Are medieval tales of dragons cautionary tales against the ultra rich?

by unklethan

Someone on the internet made the claim that stories of dragons hoarding gold were intended to be warnings against individual humans hoarding wealth.

Gold hoarders = dragons = destructive villains.

The parallels make sense, but is there any truth to the claim?

itsallfolklore

The medieval European dragon has roots in popular culture where the creatures manifested in oral narrative and belief. In legends (stories told generally to be believed) dragons were generally understood to be creatures that lived in a remote past or in remote geographic regions. They were believed to be real, so the dragons of legends were not a cautionary device.

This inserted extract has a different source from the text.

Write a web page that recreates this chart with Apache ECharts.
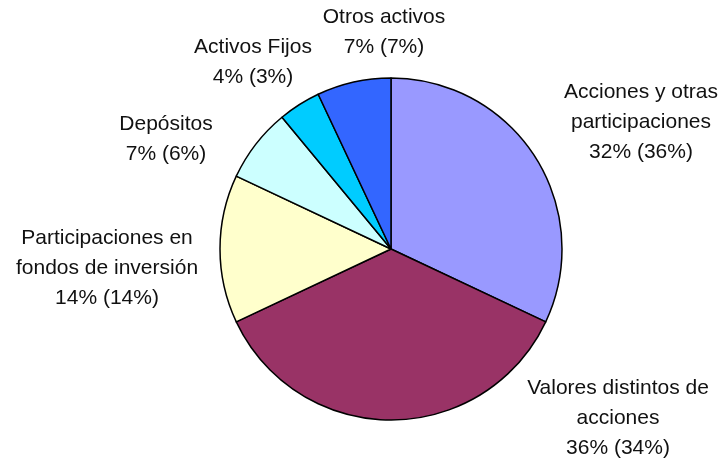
<!DOCTYPE html>
<html>
<head>
<meta charset="utf-8">
<script src="https://cdn.jsdelivr.net/npm/echarts@6/dist/echarts.min.js"></script>
<style>html,body{margin:0;padding:0;background:#fff;}#c{width:725px;height:463px;}</style>
</head>
<body>
<div id="c"></div>
<script>
var categories = ['Acciones y otras\nparticipaciones', 'Valores distintos de\nacciones', 'Participaciones en\nfondos de inversión', 'Depósitos', 'Activos Fijos', 'Otros activos'];
var values = [32, 36, 14, 7, 4, 7];
var prevValues = [36, 34, 14, 6, 3, 7];
var colors = ['#9999FF', '#993366', '#FFFFCC', '#CCFFFF', '#00CCFF', '#3366FF'];
var labelPos = [[641, 122], [618, 418], [107, 268], [166, 139], [253, 62], [384, 32]];

var chart = echarts.init(document.getElementById('c'));
chart.setOption({
  animation: false,
  series: [{
    type: 'pie',
    center: [391, 249],
    radius: [0, 171],
    startAngle: 90,
    clockwise: true,
    avoidLabelOverlap: false,
    data: categories.map(function (n, i) {
      return { name: n, value: values[i], itemStyle: { color: colors[i] } };
    }),
    itemStyle: { borderColor: '#000', borderWidth: 1.5 },
    label: {
      show: true,
      position: 'outside',
      formatter: function (p) { return p.name + '\n' + values[p.dataIndex] + '% (' + prevValues[p.dataIndex] + '%)'; },
      fontFamily: 'Liberation Sans, Arial, sans-serif',
      fontSize: 21,
      lineHeight: 30,
      color: '#111',
      align: 'center'
    },
    labelLine: { show: false },
    labelLayout: function (params) {
      var p = labelPos[params.dataIndex];
      return { x: p[0], y: p[1], align: 'center', verticalAlign: 'middle' };
    },
    emphasis: { disabled: true }
  }]
});
</script>
</body>
</html>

They were just dangerous creatures.

Dragons also appear as monstrous antagonists in folktales, stories told as fiction, the novels of the folk. I don't believe I have ever encountered evidence of a European folktale being told where the audience or the storyteller understood its components in allegorical terms. The European folk mind did not think in these terms, so one would not look to form of oral narrative - legend, folktale, or others - to find evidence of this interpretation of the medieval dragon.

The dragon also featured in medieval and later literature. This is out of my field, but I do understand that the dragon often was seen as a manifestation of the devil (or a devil), to be killed by a saint (preferable Saint George). In the case of St. George killing the dragon, we see literary and often artistic adaptations of a famous folktale (ATU 300), taken into hagiography here the fight between hero and monster were seen in strict, Christian (and allegorical) terms. In this case, however, we are still not seeing the dragon as an allegory for the ultra rich.

Perhaps a medievalist can address this question of medieval literature and come up with an example along the lines requested by OP. I doubt, however, that such an example would represent the mainstream.